Start

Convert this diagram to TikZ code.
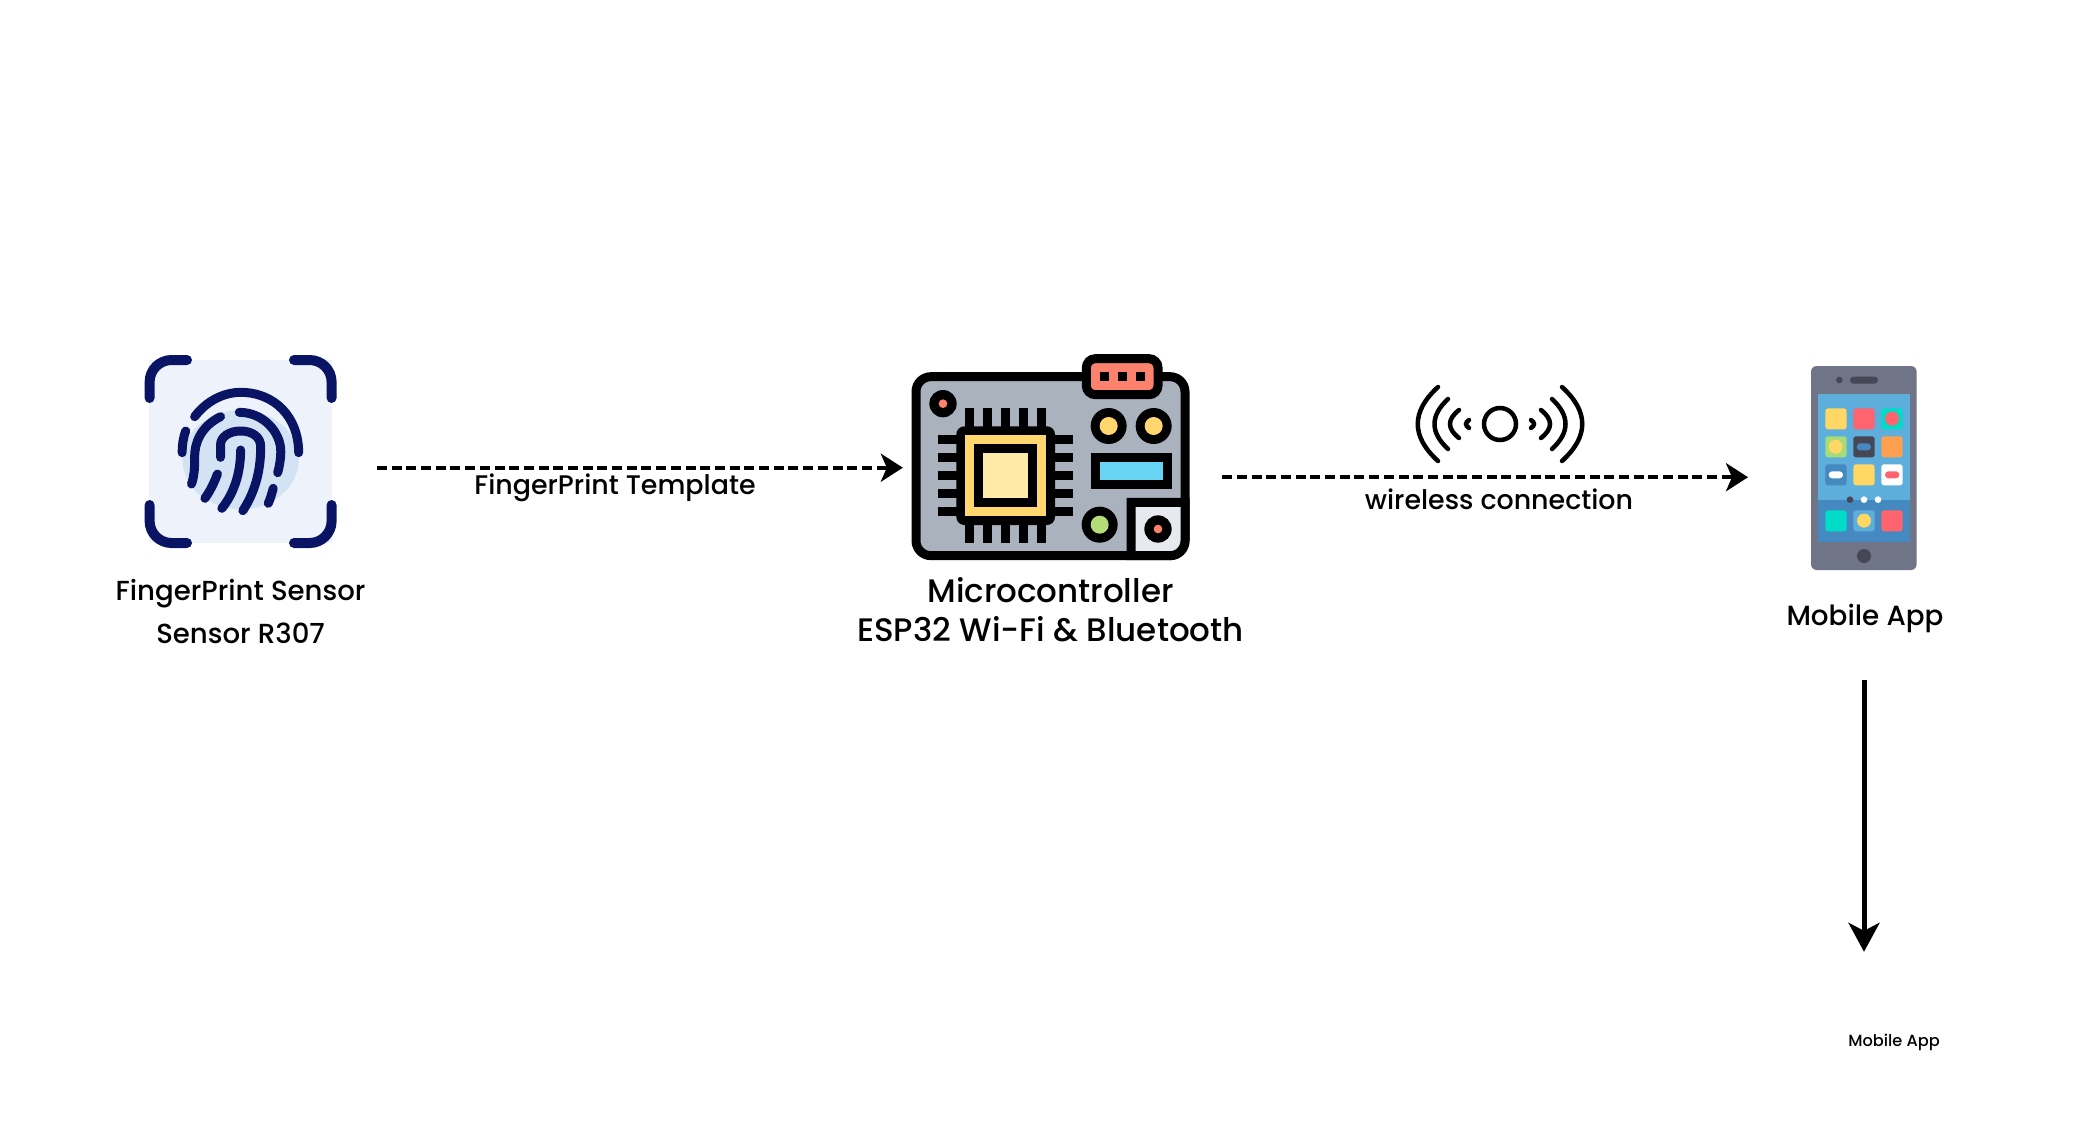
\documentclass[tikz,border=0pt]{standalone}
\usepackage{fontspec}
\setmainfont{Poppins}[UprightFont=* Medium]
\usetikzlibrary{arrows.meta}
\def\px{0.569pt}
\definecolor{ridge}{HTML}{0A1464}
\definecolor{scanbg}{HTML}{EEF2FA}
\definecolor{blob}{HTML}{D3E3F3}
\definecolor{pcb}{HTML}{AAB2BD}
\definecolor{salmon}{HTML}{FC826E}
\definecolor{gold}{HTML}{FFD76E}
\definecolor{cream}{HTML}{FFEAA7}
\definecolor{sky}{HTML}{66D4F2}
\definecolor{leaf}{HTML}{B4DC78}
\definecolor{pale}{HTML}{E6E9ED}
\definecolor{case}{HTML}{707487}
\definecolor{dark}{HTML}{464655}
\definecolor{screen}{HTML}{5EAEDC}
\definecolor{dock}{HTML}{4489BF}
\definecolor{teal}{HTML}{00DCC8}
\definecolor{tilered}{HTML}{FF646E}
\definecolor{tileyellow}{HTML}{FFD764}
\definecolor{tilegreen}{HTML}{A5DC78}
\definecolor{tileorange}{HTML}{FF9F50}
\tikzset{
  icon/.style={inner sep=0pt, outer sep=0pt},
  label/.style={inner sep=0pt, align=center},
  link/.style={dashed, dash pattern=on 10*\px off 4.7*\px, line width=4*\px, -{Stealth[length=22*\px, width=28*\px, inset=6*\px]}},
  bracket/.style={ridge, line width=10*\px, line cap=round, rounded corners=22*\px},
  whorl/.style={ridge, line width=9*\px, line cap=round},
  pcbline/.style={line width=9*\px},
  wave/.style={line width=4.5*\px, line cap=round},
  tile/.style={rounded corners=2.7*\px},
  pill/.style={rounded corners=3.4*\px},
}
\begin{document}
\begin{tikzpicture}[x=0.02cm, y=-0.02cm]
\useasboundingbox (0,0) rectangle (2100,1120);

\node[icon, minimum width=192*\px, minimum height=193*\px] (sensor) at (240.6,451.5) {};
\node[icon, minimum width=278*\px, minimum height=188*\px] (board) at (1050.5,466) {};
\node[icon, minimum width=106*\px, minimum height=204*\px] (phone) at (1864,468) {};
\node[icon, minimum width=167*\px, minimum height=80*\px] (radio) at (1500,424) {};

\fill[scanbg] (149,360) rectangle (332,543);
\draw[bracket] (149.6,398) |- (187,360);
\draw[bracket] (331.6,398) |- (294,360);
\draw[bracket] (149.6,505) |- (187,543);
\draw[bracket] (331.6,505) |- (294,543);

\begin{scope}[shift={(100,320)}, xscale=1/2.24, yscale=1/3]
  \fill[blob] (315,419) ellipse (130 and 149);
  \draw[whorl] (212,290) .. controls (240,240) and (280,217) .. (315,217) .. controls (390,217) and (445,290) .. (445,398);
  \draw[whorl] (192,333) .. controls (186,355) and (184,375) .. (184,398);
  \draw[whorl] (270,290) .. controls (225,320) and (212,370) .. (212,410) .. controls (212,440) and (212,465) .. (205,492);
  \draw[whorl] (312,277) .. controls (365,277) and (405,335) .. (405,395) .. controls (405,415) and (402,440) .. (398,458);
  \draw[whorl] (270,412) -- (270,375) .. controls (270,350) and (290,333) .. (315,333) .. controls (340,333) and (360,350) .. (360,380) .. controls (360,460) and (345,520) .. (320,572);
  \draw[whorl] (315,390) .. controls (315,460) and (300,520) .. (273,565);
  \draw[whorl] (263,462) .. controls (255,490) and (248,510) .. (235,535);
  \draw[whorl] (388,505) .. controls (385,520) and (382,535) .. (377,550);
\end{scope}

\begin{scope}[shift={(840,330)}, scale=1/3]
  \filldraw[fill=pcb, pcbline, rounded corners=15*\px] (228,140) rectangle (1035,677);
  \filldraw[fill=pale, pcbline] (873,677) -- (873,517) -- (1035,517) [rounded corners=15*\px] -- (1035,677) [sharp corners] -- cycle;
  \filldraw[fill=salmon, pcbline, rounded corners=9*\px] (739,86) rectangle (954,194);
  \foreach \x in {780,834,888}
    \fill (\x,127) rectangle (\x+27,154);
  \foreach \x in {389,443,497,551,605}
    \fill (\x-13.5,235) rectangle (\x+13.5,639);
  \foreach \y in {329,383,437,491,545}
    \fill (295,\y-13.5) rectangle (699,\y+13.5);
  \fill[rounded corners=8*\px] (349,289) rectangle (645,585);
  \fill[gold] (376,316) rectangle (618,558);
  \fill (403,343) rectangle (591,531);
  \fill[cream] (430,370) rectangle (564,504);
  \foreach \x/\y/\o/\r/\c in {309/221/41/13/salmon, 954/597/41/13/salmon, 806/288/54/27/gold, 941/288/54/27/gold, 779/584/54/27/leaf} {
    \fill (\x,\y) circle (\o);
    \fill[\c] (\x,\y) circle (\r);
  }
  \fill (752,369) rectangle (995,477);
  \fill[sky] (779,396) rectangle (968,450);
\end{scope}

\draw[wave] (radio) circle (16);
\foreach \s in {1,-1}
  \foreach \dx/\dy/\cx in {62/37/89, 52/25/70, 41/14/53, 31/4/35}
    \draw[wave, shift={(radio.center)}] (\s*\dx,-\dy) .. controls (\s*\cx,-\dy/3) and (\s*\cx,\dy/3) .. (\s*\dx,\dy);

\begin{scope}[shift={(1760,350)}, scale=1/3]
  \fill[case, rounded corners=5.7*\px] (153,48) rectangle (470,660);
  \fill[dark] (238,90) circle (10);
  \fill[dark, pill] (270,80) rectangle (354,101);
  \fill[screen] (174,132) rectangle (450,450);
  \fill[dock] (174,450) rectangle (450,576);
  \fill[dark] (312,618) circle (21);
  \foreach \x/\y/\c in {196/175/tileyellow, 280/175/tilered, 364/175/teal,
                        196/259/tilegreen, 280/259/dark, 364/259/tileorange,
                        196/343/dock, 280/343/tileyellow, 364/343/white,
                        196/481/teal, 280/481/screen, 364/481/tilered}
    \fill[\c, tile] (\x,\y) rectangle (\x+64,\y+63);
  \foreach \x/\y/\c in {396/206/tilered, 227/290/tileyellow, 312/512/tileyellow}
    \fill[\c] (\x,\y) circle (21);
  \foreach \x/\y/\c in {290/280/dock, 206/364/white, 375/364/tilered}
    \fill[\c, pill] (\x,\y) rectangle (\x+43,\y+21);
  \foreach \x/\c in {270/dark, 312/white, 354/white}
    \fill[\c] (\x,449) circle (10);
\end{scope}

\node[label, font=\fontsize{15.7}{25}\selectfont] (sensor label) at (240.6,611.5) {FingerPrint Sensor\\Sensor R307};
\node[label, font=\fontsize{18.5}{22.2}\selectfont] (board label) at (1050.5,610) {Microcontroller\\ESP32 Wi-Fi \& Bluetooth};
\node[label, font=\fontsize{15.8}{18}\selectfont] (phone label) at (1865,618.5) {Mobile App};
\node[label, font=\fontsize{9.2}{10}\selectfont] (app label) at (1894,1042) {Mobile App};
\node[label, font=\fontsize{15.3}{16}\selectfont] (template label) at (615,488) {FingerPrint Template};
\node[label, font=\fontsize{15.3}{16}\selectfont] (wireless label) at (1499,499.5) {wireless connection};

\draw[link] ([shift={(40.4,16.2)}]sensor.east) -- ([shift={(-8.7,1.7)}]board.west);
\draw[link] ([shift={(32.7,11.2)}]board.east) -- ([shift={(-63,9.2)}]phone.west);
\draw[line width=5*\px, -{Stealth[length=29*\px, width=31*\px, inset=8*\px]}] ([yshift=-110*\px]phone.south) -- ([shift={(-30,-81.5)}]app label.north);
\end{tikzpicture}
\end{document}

End

### WHAT YOU NEED TO DO:
Transcribe each line above verbatim, with the pictures left out.

### TASK ANSWER:
Convert this diagram to TikZ code.
\documentclass[tikz,border=0pt]{standalone}
\usepackage{fontspec}
\setmainfont{Poppins}[UprightFont=* Medium]
\usetikzlibrary{arrows.meta}
\def\px{0.569pt}
\definecolor{ridge}{HTML}{0A1464}
\definecolor{scanbg}{HTML}{EEF2FA}
\definecolor{blob}{HTML}{D3E3F3}
\definecolor{pcb}{HTML}{AAB2BD}
\definecolor{salmon}{HTML}{FC826E}
\definecolor{gold}{HTML}{FFD76E}
\definecolor{cream}{HTML}{FFEAA7}
\definecolor{sky}{HTML}{66D4F2}
\definecolor{leaf}{HTML}{B4DC78}
\definecolor{pale}{HTML}{E6E9ED}
\definecolor{case}{HTML}{707487}
\definecolor{dark}{HTML}{464655}
\definecolor{screen}{HTML}{5EAEDC}
\definecolor{dock}{HTML}{4489BF}
\definecolor{teal}{HTML}{00DCC8}
\definecolor{tilered}{HTML}{FF646E}
\definecolor{tileyellow}{HTML}{FFD764}
\definecolor{tilegreen}{HTML}{A5DC78}
\definecolor{tileorange}{HTML}{FF9F50}
\tikzset{
  icon/.style={inner sep=0pt, outer sep=0pt},
  label/.style={inner sep=0pt, align=center},
  link/.style={dashed, dash pattern=on 10*\px off 4.7*\px, line width=4*\px, -{Stealth[length=22*\px, width=28*\px, inset=6*\px]}},
  bracket/.style={ridge, line width=10*\px, line cap=round, rounded corners=22*\px},
  whorl/.style={ridge, line width=9*\px, line cap=round},
  pcbline/.style={line width=9*\px},
  wave/.style={line width=4.5*\px, line cap=round},
  tile/.style={rounded corners=2.7*\px},
  pill/.style={rounded corners=3.4*\px},
}
\begin{document}
\begin{tikzpicture}[x=0.02cm, y=-0.02cm]
\useasboundingbox (0,0) rectangle (2100,1120);

\node[icon, minimum width=192*\px, minimum height=193*\px] (sensor) at (240.6,451.5) {};
\node[icon, minimum width=278*\px, minimum height=188*\px] (board) at (1050.5,466) {};
\node[icon, minimum width=106*\px, minimum height=204*\px] (phone) at (1864,468) {};
\node[icon, minimum width=167*\px, minimum height=80*\px] (radio) at (1500,424) {};

\fill[scanbg] (149,360) rectangle (332,543);
\draw[bracket] (149.6,398) |- (187,360);
\draw[bracket] (331.6,398) |- (294,360);
\draw[bracket] (149.6,505) |- (187,543);
\draw[bracket] (331.6,505) |- (294,543);

\begin{scope}[shift={(100,320)}, xscale=1/2.24, yscale=1/3]
  \fill[blob] (315,419) ellipse (130 and 149);
  \draw[whorl] (212,290) .. controls (240,240) and (280,217) .. (315,217) .. controls (390,217) and (445,290) .. (445,398);
  \draw[whorl] (192,333) .. controls (186,355) and (184,375) .. (184,398);
  \draw[whorl] (270,290) .. controls (225,320) and (212,370) .. (212,410) .. controls (212,440) and (212,465) .. (205,492);
  \draw[whorl] (312,277) .. controls (365,277) and (405,335) .. (405,395) .. controls (405,415) and (402,440) .. (398,458);
  \draw[whorl] (270,412) -- (270,375) .. controls (270,350) and (290,333) .. (315,333) .. controls (340,333) and (360,350) .. (360,380) .. controls (360,460) and (345,520) .. (320,572);
  \draw[whorl] (315,390) .. controls (315,460) and (300,520) .. (273,565);
  \draw[whorl] (263,462) .. controls (255,490) and (248,510) .. (235,535);
  \draw[whorl] (388,505) .. controls (385,520) and (382,535) .. (377,550);
\end{scope}

\begin{scope}[shift={(840,330)}, scale=1/3]
  \filldraw[fill=pcb, pcbline, rounded corners=15*\px] (228,140) rectangle (1035,677);
  \filldraw[fill=pale, pcbline] (873,677) -- (873,517) -- (1035,517) [rounded corners=15*\px] -- (1035,677) [sharp corners] -- cycle;
  \filldraw[fill=salmon, pcbline, rounded corners=9*\px] (739,86) rectangle (954,194);
  \foreach \x in {780,834,888}
    \fill (\x,127) rectangle (\x+27,154);
  \foreach \x in {389,443,497,551,605}
    \fill (\x-13.5,235) rectangle (\x+13.5,639);
  \foreach \y in {329,383,437,491,545}
    \fill (295,\y-13.5) rectangle (699,\y+13.5);
  \fill[rounded corners=8*\px] (349,289) rectangle (645,585);
  \fill[gold] (376,316) rectangle (618,558);
  \fill (403,343) rectangle (591,531);
  \fill[cream] (430,370) rectangle (564,504);
  \foreach \x/\y/\o/\r/\c in {309/221/41/13/salmon, 954/597/41/13/salmon, 806/288/54/27/gold, 941/288/54/27/gold, 779/584/54/27/leaf} {
    \fill (\x,\y) circle (\o);
    \fill[\c] (\x,\y) circle (\r);
  }
  \fill (752,369) rectangle (995,477);
  \fill[sky] (779,396) rectangle (968,450);
\end{scope}

\draw[wave] (radio) circle (16);
\foreach \s in {1,-1}
  \foreach \dx/\dy/\cx in {62/37/89, 52/25/70, 41/14/53, 31/4/35}
    \draw[wave, shift={(radio.center)}] (\s*\dx,-\dy) .. controls (\s*\cx,-\dy/3) and (\s*\cx,\dy/3) .. (\s*\dx,\dy);

\begin{scope}[shift={(1760,350)}, scale=1/3]
  \fill[case, rounded corners=5.7*\px] (153,48) rectangle (470,660);
  \fill[dark] (238,90) circle (10);
  \fill[dark, pill] (270,80) rectangle (354,101);
  \fill[screen] (174,132) rectangle (450,450);
  \fill[dock] (174,450) rectangle (450,576);
  \fill[dark] (312,618) circle (21);
  \foreach \x/\y/\c in {196/175/tileyellow, 280/175/tilered, 364/175/teal,
                        196/259/tilegreen, 280/259/dark, 364/259/tileorange,
                        196/343/dock, 280/343/tileyellow, 364/343/white,
                        196/481/teal, 280/481/screen, 364/481/tilered}
    \fill[\c, tile] (\x,\y) rectangle (\x+64,\y+63);
  \foreach \x/\y/\c in {396/206/tilered, 227/290/tileyellow, 312/512/tileyellow}
    \fill[\c] (\x,\y) circle (21);
  \foreach \x/\y/\c in {290/280/dock, 206/364/white, 375/364/tilered}
    \fill[\c, pill] (\x,\y) rectangle (\x+43,\y+21);
  \foreach \x/\c in {270/dark, 312/white, 354/white}
    \fill[\c] (\x,449) circle (10);
\end{scope}

\node[label, font=\fontsize{15.7}{25}\selectfont] (sensor label) at (240.6,611.5) {FingerPrint Sensor\\Sensor R307};
\node[label, font=\fontsize{18.5}{22.2}\selectfont] (board label) at (1050.5,610) {Microcontroller\\ESP32 Wi-Fi \& Bluetooth};
\node[label, font=\fontsize{15.8}{18}\selectfont] (phone label) at (1865,618.5) {Mobile App};
\node[label, font=\fontsize{9.2}{10}\selectfont] (app label) at (1894,1042) {Mobile App};
\node[label, font=\fontsize{15.3}{16}\selectfont] (template label) at (615,488) {FingerPrint Template};
\node[label, font=\fontsize{15.3}{16}\selectfont] (wireless label) at (1499,499.5) {wireless connection};

\draw[link] ([shift={(40.4,16.2)}]sensor.east) -- ([shift={(-8.7,1.7)}]board.west);
\draw[link] ([shift={(32.7,11.2)}]board.east) -- ([shift={(-63,9.2)}]phone.west);
\draw[line width=5*\px, -{Stealth[length=29*\px, width=31*\px, inset=8*\px]}] ([yshift=-110*\px]phone.south) -- ([shift={(-30,-81.5)}]app label.north);
\end{tikzpicture}
\end{document}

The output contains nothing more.